Planning Commissioner Deborah Burnes said, “I do feel a lot of loss with this, and I think this is something we really need to consider as a commission. You know, there's the infrastructure issue we have in Sebastopol—traffic is absolutely outrageous already.”
She was also concerned, from a safety standpoint, about there being no entrance or exit onto Hurlbut—something the neighbors had campaigned against in previous meetings. “I don't know how we can evacuate all these people—I mean we're dealing with all these fires. I don't know what the water impact is going to be. I read the report and it said that there would be sufficient water. Where's this water coming from?”
In summation, she said, “I do think that it doesn't fit within our general plan.”

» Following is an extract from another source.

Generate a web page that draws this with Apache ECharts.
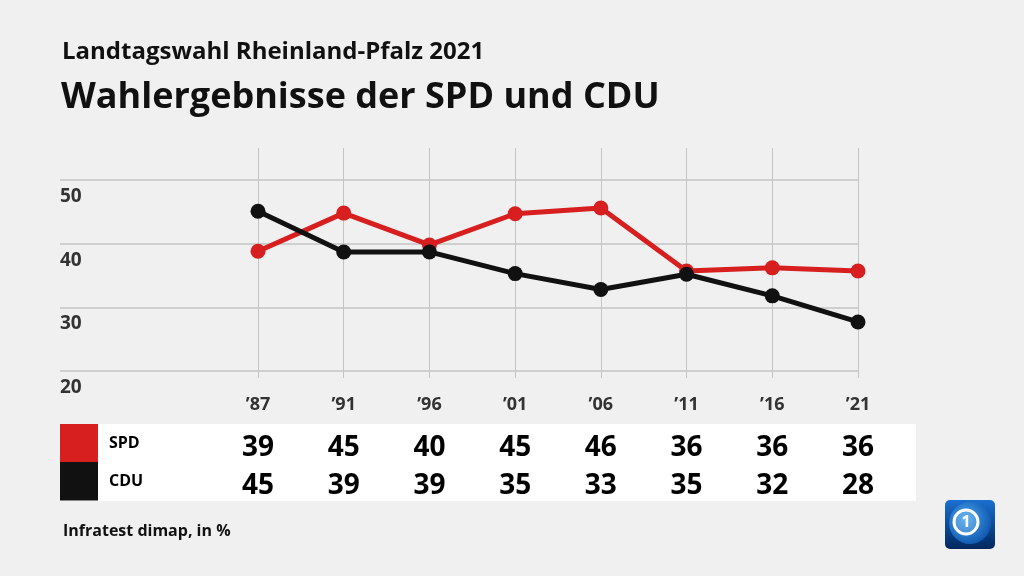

Planning Commissioner Kathy Oetinger echoed Burne’s call for an emergency exit onto Hurlbut .She also thought the traffic consequences of the project would be citywide and wondered why the traffic section didn’t look at the project’s effect on the Highway 12/116 junction and its effect on Occidental Road to the north.
Planning Chair Evert Fernandez said, “I have a lot of concerns with this from different impacts: height, the displacement of water, the use of water etc.” He also wondered about its cumulative impact on traffic, as the project will be coming on the heels of the similarly sized Woodmark project on Bodega Avenue.
Planning Commissioner Paul Fritz had sent his comments ahead of time. They were mostly just clarification and corrections. You can see them here.
These questions and comments will be answered as best they can by the city staff in the next draft of the EIR, which is tentatively scheduled to come back to the Planning Commission in mid-March.